### [Problem description]
Identify each line containing the word "that" and copy it.

### [Source excerpt]
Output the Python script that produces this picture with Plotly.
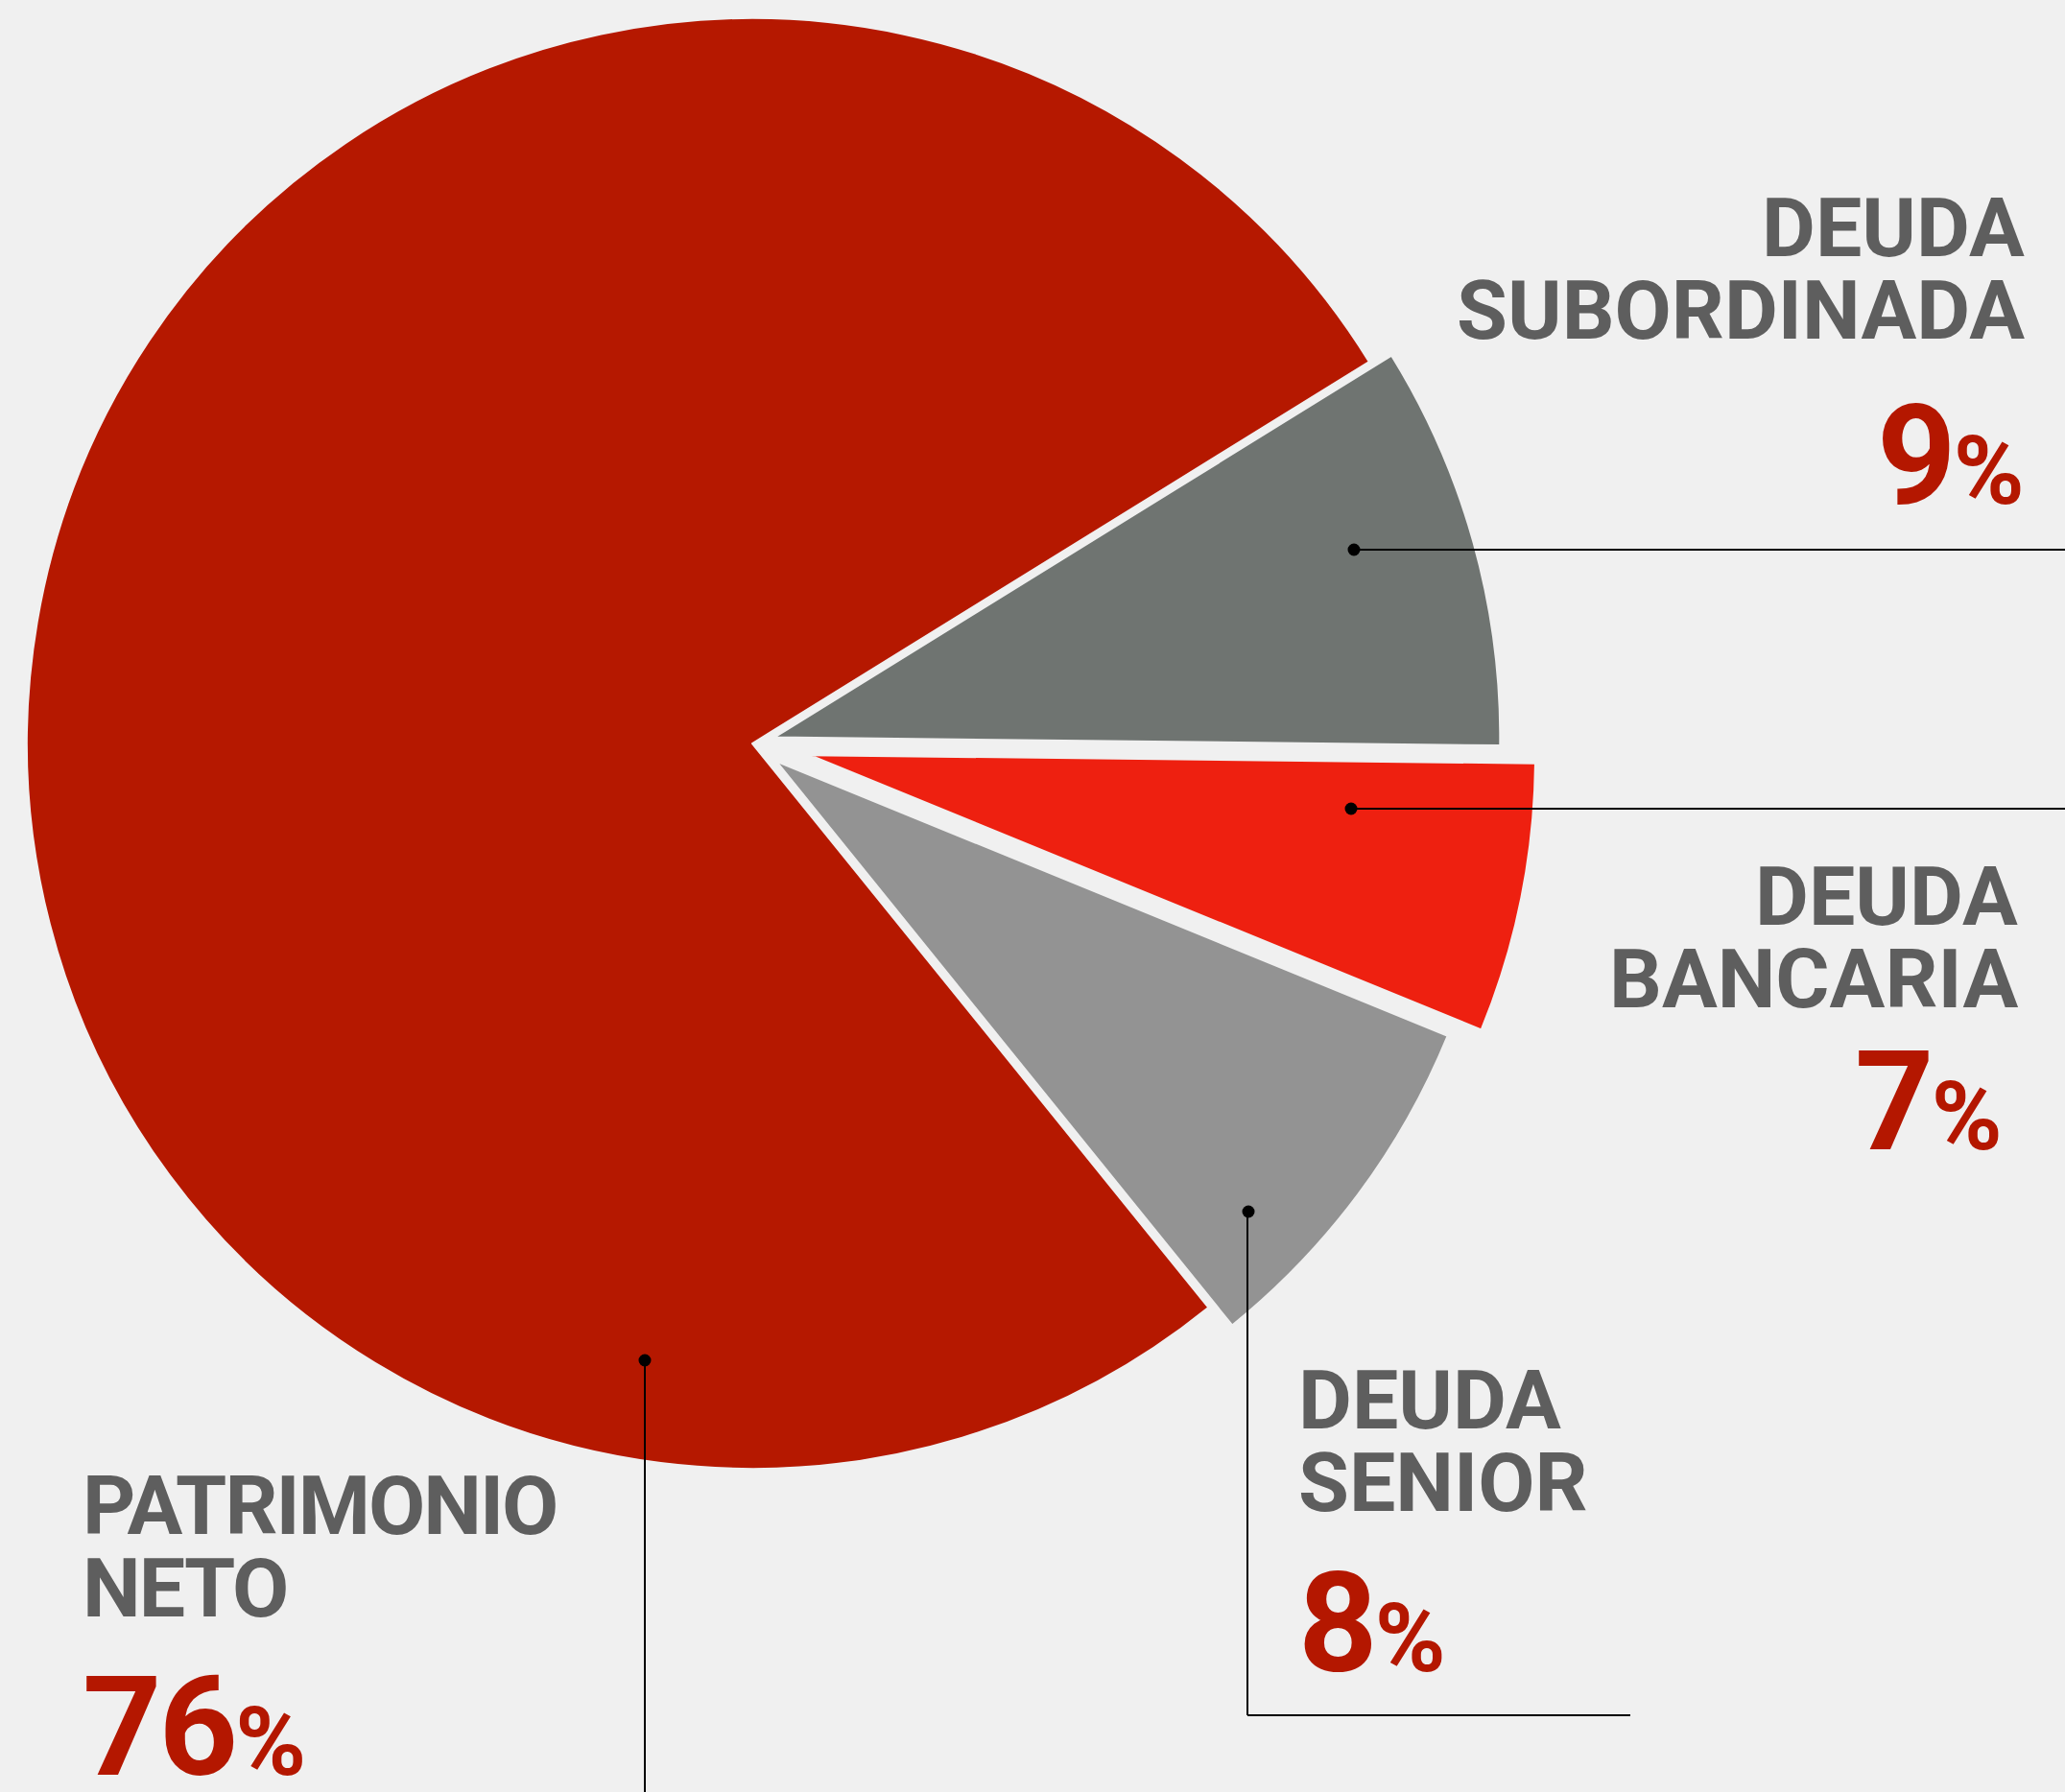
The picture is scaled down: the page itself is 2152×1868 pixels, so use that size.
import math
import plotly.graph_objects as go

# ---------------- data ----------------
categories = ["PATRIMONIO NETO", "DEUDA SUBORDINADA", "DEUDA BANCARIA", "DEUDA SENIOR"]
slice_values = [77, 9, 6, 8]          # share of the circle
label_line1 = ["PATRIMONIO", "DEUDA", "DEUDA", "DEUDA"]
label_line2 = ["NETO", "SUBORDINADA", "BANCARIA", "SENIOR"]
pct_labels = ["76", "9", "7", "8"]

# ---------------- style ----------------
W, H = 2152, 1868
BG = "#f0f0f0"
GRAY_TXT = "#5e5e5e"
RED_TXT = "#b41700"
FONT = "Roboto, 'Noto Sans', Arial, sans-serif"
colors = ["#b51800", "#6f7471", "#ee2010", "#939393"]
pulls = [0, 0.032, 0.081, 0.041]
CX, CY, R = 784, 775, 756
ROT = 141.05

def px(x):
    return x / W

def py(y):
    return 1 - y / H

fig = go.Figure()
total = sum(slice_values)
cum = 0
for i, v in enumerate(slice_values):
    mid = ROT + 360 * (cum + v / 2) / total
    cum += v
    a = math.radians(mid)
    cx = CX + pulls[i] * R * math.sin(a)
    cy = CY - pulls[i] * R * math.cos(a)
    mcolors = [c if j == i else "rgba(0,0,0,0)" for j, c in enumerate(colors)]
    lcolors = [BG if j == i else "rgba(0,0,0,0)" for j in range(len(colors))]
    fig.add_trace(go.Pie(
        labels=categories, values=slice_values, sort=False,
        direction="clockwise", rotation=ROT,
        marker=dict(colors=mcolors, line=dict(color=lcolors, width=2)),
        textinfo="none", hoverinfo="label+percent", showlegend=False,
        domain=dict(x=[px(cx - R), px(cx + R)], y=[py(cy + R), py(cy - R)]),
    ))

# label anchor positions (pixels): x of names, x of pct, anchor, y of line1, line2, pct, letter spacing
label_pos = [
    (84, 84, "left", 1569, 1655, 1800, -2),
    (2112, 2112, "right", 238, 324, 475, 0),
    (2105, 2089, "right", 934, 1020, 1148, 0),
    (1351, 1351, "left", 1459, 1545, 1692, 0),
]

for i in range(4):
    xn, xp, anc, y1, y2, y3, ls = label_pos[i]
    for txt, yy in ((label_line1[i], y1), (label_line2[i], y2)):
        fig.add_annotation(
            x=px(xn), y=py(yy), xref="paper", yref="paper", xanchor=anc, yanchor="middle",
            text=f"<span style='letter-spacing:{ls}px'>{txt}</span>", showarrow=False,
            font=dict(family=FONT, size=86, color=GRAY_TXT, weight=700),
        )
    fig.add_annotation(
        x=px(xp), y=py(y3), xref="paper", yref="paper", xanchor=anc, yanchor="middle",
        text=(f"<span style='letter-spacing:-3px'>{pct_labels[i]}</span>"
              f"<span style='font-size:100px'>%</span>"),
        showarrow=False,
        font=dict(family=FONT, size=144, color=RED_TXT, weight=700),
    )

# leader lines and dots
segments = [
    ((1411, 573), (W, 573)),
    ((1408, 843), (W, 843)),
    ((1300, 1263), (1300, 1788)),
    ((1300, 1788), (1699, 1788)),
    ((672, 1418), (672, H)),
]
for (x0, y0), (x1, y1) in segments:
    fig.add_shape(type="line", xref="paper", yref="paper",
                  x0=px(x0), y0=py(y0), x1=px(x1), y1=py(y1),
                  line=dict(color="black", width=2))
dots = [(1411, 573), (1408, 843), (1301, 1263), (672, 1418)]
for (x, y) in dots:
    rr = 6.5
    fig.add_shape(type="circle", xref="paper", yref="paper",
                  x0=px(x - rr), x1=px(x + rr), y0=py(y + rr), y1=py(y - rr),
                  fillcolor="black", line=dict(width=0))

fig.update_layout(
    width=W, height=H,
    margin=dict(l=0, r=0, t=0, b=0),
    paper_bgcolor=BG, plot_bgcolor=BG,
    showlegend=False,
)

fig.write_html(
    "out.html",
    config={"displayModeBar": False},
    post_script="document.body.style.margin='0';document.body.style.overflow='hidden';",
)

### [Solution to this task]
Output the Python script that produces this picture with Plotly.
The picture is scaled down: the page itself is 2152×1868 pixels, so use that size.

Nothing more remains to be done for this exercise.